Here’s what you need to know if you want to go hiking in Canada right now.
With ongoing bans on non-essential travel and many provincial borders closed off to non-residents, Canadians should stay in local areas and only use parks and trails that are close to home.
If you travel to rural areas to visit a trail, avoid using local health providers except for emergencies so you don't exhaust the resources in smaller communities.
Get an early start in the morning and be prepared if you have to change your destination if the parking lot or trailhead seems busy when you arrive.
Planning your trip accordingly will also ensure you won't have to make any unnecessary stops for gas or food.
Also, be sure to check the applicable park page of the location you plan to visit before heading out so you're up-to-date on the trail information and guidelines.

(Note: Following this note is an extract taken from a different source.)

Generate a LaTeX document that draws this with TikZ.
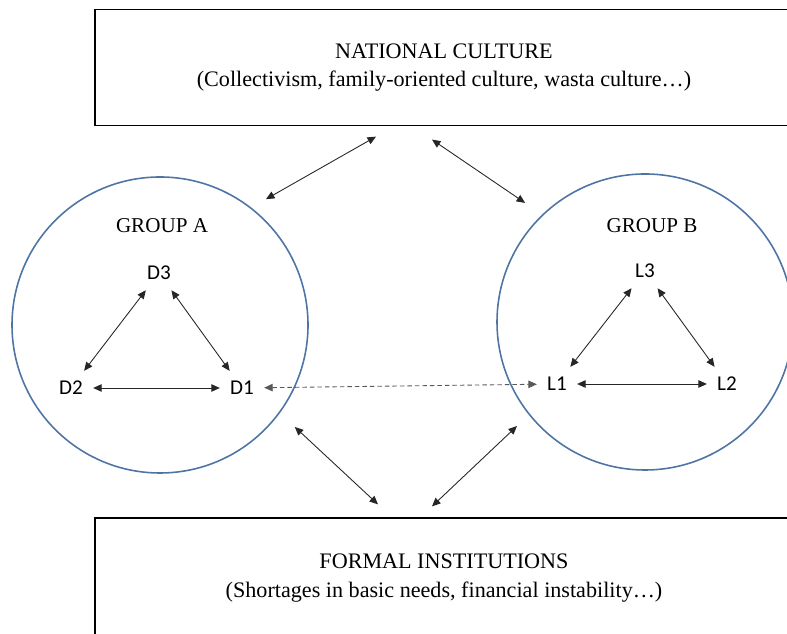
\documentclass[tikz,border=0pt]{standalone}
\usepackage{fontspec}
\setmainfont{Liberation Serif}
\newfontfamily\labelfont{Carlito}
\usetikzlibrary{positioning, calc, arrows.meta}

\definecolor{groupblue}{RGB}{78,116,164}

\tikzset{
    outerbox/.style={draw, line width=0.7pt, minimum width=13.96cm, minimum height=2.32cm, align=center, font=\fontsize{12.6}{16.2}\selectfont},
    groupcircle/.style={draw=groupblue, circle, line width=0.9pt, minimum size=5.92cm},
    member/.style={font=\labelfont\fontsize{12}{14}\selectfont, inner sep=0.2cm},
    biarrow/.style={>={Triangle[length=0.17cm,width=0.15cm]}, <->, line width=0.5pt, black!85},
    linkarrow/.style={biarrow, black!65, dash pattern=on 0.09cm off 0.06cm}
}

\begin{document}
\begin{tikzpicture}
    \useasboundingbox (0,0) rectangle (15.74,12.68);
    \clip (0,0) rectangle (15.74,12.68);
    % context boxes
    \node[outerbox] (national) at (8.88,11.33) {NATIONAL CULTURE\\(Collectivism, family-oriented culture, wasta culture…)};
    \node[outerbox, minimum height=2.4cm] (formal) at (8.88,1.12) {FORMAL INSTITUTIONS\\(Shortages in basic needs, financial instability…)};
    % the two groups
    \node[groupcircle] (groupA) at (3.2,6.18) {};
    \node[groupcircle] (groupB) at (12.9,6.24) {};
    \node[font=\fontsize{12}{14}\selectfont] (titleA) at (3.24,8.16) {GROUP A};
    \node[font=\fontsize{12}{14}\selectfont] (titleB) at (13.04,8.16) {GROUP B};
    \node[member] (D3) at (3.18,7.22) {D3};
    \node[member] (D2) at (1.42,4.92) {D2};
    \node[member] (D1) at (4.84,4.92) {D1};
    \node[member] (L3) at (12.9,7.26) {L3};
    \node[member] (L1) at (11.14,5.0) {L1};
    \node[member] (L2) at (14.54,5.0) {L2};
    \foreach \i/\j in {D3/D2,D3/D1,D2/D1,L3/L1,L3/L2,L1/L2}{
    \draw[biarrow] (\i) -- (\j);
    }
    \draw[linkarrow] (D1) -- (L1);
    % ends of the context arrows
    \coordinate (nc1) at ($(national.south)+(-1.36,-0.21)$);
    \coordinate (nc2) at ($(national.south)+(-0.24,-0.27)$);
    \coordinate (fi1) at ($(formal.north)+(-1.32,0.26)$);
    \coordinate (fi2) at ($(formal.north)+(-0.24,0.22)$);
    \coordinate (ga1) at ($(groupA.center)+(49.9:3.29)$);
    \coordinate (ga2) at ($(groupA.center)+(-37.1:3.38)$);
    \coordinate (gb1) at ($(groupB.center)+(135.2:3.38)$);
    \coordinate (gb2) at ($(groupB.center)+(219.1:3.3)$);
    \draw[biarrow] (nc1) -- (ga1);
    \draw[biarrow] (nc2) -- (gb1);
    \draw[biarrow] (ga2) -- (fi1);
    \draw[biarrow] (gb2) -- (fi2);
\end{tikzpicture}
\end{document}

It's important to maintain physical distance, even when you're outdoors, by keeping six feet away from other hikers, moving aside to allow others to safely pass and only hiking with members of your household.
New Brunswick, PEI, Nova Scotia and Newfoundland are exceptions. These provinces now allow residents to gather with up to 10 individuals from different households if it’s an outdoor gathering. Hikers should follow the physical distancing requirements set out by their Provincial Health Officer.

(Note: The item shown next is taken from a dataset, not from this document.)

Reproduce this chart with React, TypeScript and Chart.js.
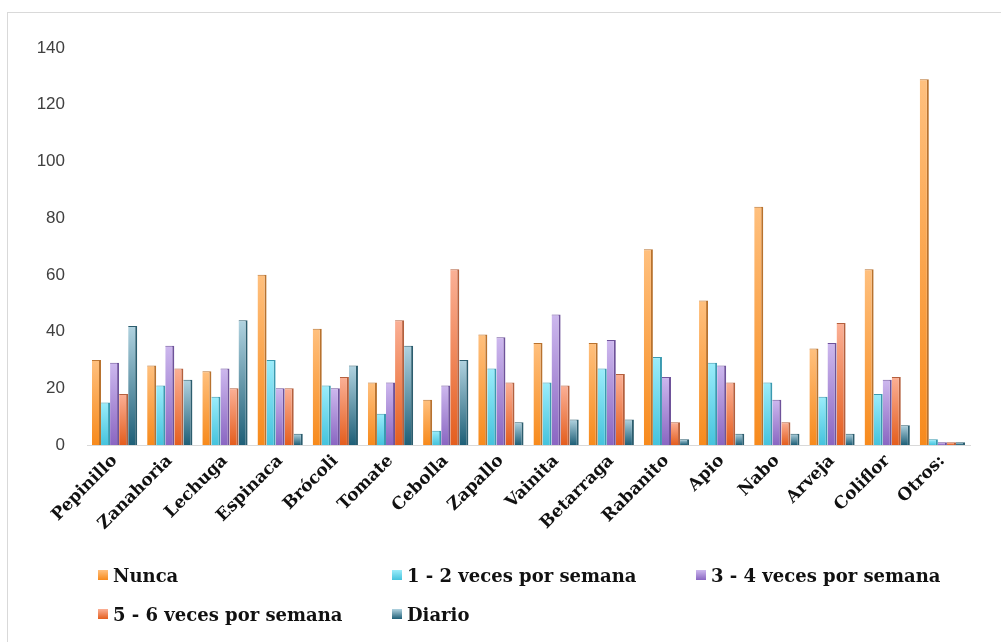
import React, { useEffect, useRef } from "react";
import { Chart, registerables } from "chart.js";

Chart.register(...registerables);

const categories = [
  "Pepinillo", "Zanahoria", "Lechuga", "Espinaca", "Brócoli", "Tomate", "Cebolla", "Zapallo",
  "Vainita", "Betarraga", "Rabanito", "Apio", "Nabo", "Arveja", "Coliflor", "Otros:",
];

const nunca = [30, 28, 26, 60, 41, 22, 16, 39, 36, 36, 69, 51, 84, 34, 62, 129];
const vez12 = [15, 21, 17, 30, 21, 11, 5, 27, 22, 27, 31, 29, 22, 17, 18, 2];
const vez34 = [29, 35, 27, 20, 20, 22, 21, 38, 46, 37, 24, 28, 16, 36, 23, 1];
const vez56 = [18, 27, 20, 20, 24, 44, 62, 22, 21, 25, 8, 22, 8, 43, 24, 1];
const diario = [42, 23, 44, 4, 28, 35, 30, 8, 9, 9, 2, 4, 4, 4, 7, 1];

const seriesNames = ["Nunca", "1 - 2 veces por semana", "3 - 4 veces por semana", "5 - 6 veces por semana", "Diario"];
const yTicks = [0, 20, 40, 60, 80, 100, 120, 140];

// [top colour, bottom colour, edge colour]
const palette = [
  ["#FFC07E", "#F78A1C", "#B8722E"],
  ["#9BEDFB", "#45C3DD", "#3A9AB0"],
  ["#CDB8EE", "#8A66C2", "#6E529A"],
  ["#FBB096", "#E45E1E", "#B4603E"],
  ["#B1D3E0", "#1E5F77", "#2C5D6E"],
];

const serif = "'DejaVu Serif', serif";

export default function App() {
  const ref = useRef<HTMLCanvasElement | null>(null);

  useEffect(() => {
    const canvas = ref.current;
    if (!canvas) return;
    const all = [nunca, vez12, vez34, vez56, diario];
    const chart = new Chart(canvas, {
      type: "bar",
      data: {
        labels: categories,
        datasets: all.map((d, i) => ({
          label: seriesNames[i],
          data: d,
          backgroundColor: (ctx: any) => {
            const ch = ctx.chart;
            const y = ch.scales && ch.scales.y;
            if (!ch.chartArea || !y || ctx.type !== "data") return palette[i][1];
            const top = y.getPixelForValue(ctx.raw);
            let bot = y.getPixelForValue(0);
            if (bot - top < 2) bot = top + 2;
            const g = ch.ctx.createLinearGradient(0, top, 0, bot);
            g.addColorStop(0, palette[i][0]);
            g.addColorStop(1, palette[i][1]);
            return g;
          },
          borderColor: palette[i][2],
          borderWidth: { top: 1, right: 2, left: 0, bottom: 0 },
          borderSkipped: false,
          categoryPercentage: 0.82,
          barPercentage: 1.0,
        })),
      },
      options: {
        responsive: false,
        animation: false,
        layout: { padding: { left: 0, top: 48, right: 31, bottom: 105 } },
        plugins: { legend: { display: false }, tooltip: { enabled: false } },
        scales: {
          x: {
            grid: { display: false, drawTicks: false },
            border: { display: true, color: "#D9D9D9", width: 1 },
            ticks: {
              autoSkip: false,
              maxRotation: 45,
              minRotation: 45,
              padding: 6,
              color: "#111111",
              font: { family: serif, size: 17, weight: "bold" },
            },
            afterFit: (s: any) => {
              s.height = 92;
            },
          },
          y: {
            min: 0,
            max: 140,
            afterBuildTicks: (s: any) => {
              s.ticks = yTicks.map((v) => ({ value: v }));
            },
            grid: { display: false, drawTicks: false },
            border: { display: false },
            ticks: {
              padding: 22,
              color: "#404040",
              font: { family: "'Liberation Sans', sans-serif", size: 17 },
            },
            afterFit: (s: any) => {
              s.width = 87;
            },
          },
        },
      },
    });
    return () => chart.destroy();
  }, []);

  const legendPos = [
    [98, 563],
    [392, 563],
    [696, 563],
    [98, 602],
    [392, 602],
  ];

  return (
    <div style={{ position: "fixed", left: 0, top: 0, width: 1001, height: 642, overflow: "hidden", background: "#fff" }}>
      <div style={{ position: "absolute", left: 7, top: 12, width: 1010, height: 660, border: "1px solid #D9D9D9" }} />
      <canvas ref={ref} width={1001} height={642} style={{ position: "absolute", left: 0, top: 0, width: 1001, height: 642 }} />
      {seriesNames.map((name, i) => (
        <div
          key={name}
          style={{
            position: "absolute",
            left: legendPos[i][0],
            top: legendPos[i][1],
            height: 24,
            display: "flex",
            alignItems: "center",
            whiteSpace: "nowrap",
          }}
        >
          <span
            style={{
              display: "inline-block",
              width: 10,
              height: 10,
              marginRight: 5,
              background: `linear-gradient(${palette[i][0]}, ${palette[i][1]})`,
            }}
          />
          <span style={{ fontFamily: serif, fontWeight: "bold", fontSize: 18, color: "#111" }}>{name}</span>
        </div>
      ))}
    </div>
  );
}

Also pay attention to additional physical distancing measures in place at the trail you’re visiting. Some narrow trails that don’t allow for proper distancing have implemented one-directional hiking. This is the case in parts of Fundy Trail Parkway and the Apex Trail in Kelowna, BC.
Check the applicable park page of where you'll be hiking so that you're aware of the facilities that are currently open and respect these closures.
Playgrounds and picnic areas are reopened at parks in Manitoba, while they remain closed in Ontario, Saskatchewan and Alberta, and are reopening on a case-by-case basis in other provinces such as British Columbia.
Park operators in Canada recommend bringing your own hand sanitizer and wipes so that you can disinfect picnic tables before use. It's also good practice to bring along a cloth face mask for when you're near others.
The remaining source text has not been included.